The story provides some historical perspective of the occupations of Timbuktu.

My favorite aspect of the story, however, is how both groups' religious beliefs are included in the story -- not just those of the religious extremists, as is so often the case.

At the beginning of a story about how the rebels took the city, the narrator is coming home from prayer, for instance. The story is complex and the level of detail helps explain how the takeover was accomplished:

The Tuareg fighters took control of the city, and for two days they looted its sprawling markets, raped women, stole cars and killed anyone who stood in their way.

“Then the man with the big beard came,” Mr.
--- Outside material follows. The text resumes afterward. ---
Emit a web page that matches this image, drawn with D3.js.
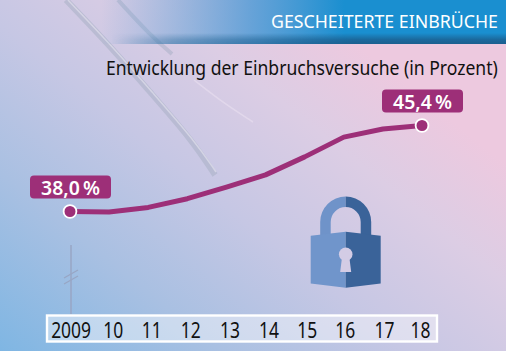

Tandina said.

Barrel-chested and dressed in a blue tunic, the leader of Ansar Dine, an Islamist group with links to Al Qaeda in the Islamic Maghreb, arrived with several truckloads of fighters. The new rebels called the city’s people to a public square and made an announcement.

“They said, ‘We are Muslims. We came here to impose Shariah,’ ” Mr. Tandina said.

At first, Timbuktu’s people were relieved, he said. Beginning a hearts-and-minds campaign, the group garrisoned the fearsome Tuareg nationalists outside of town, which stopped the raping and pillaging.

They did not charge for electricity or collect taxes. Commerce went on more or less as usual, he said.

Then a mysterious group of visitors came from Gao, heavily armed men riding in pickup trucks, trailing desert dust.

“They told us they were here to establish an Islamic republic,” Mr. Tandina said.

It started with the women. If they showed their faces in the market they would be whipped. The local men grew angry at attacks on their wives, so they organized a march to the headquarters of the Islamic police, who had installed themselves in a bank branch.

And that's just the beginning of the riveting story. When the Islamists go after the sites where saints were venerated, Tandina "tried to use his decades of Koranic education to argue with the Islamists, citing verses about respecting the burial places. They would not listen."

There is more. Much, much more. And other voices, too. This is a wonderful example of how not to ignore religion ghosts in a major news event. Much more than that, it's a wonderful example of how to dig deep on the religion angles even within the constraints of newswriting. Just a fantastic job.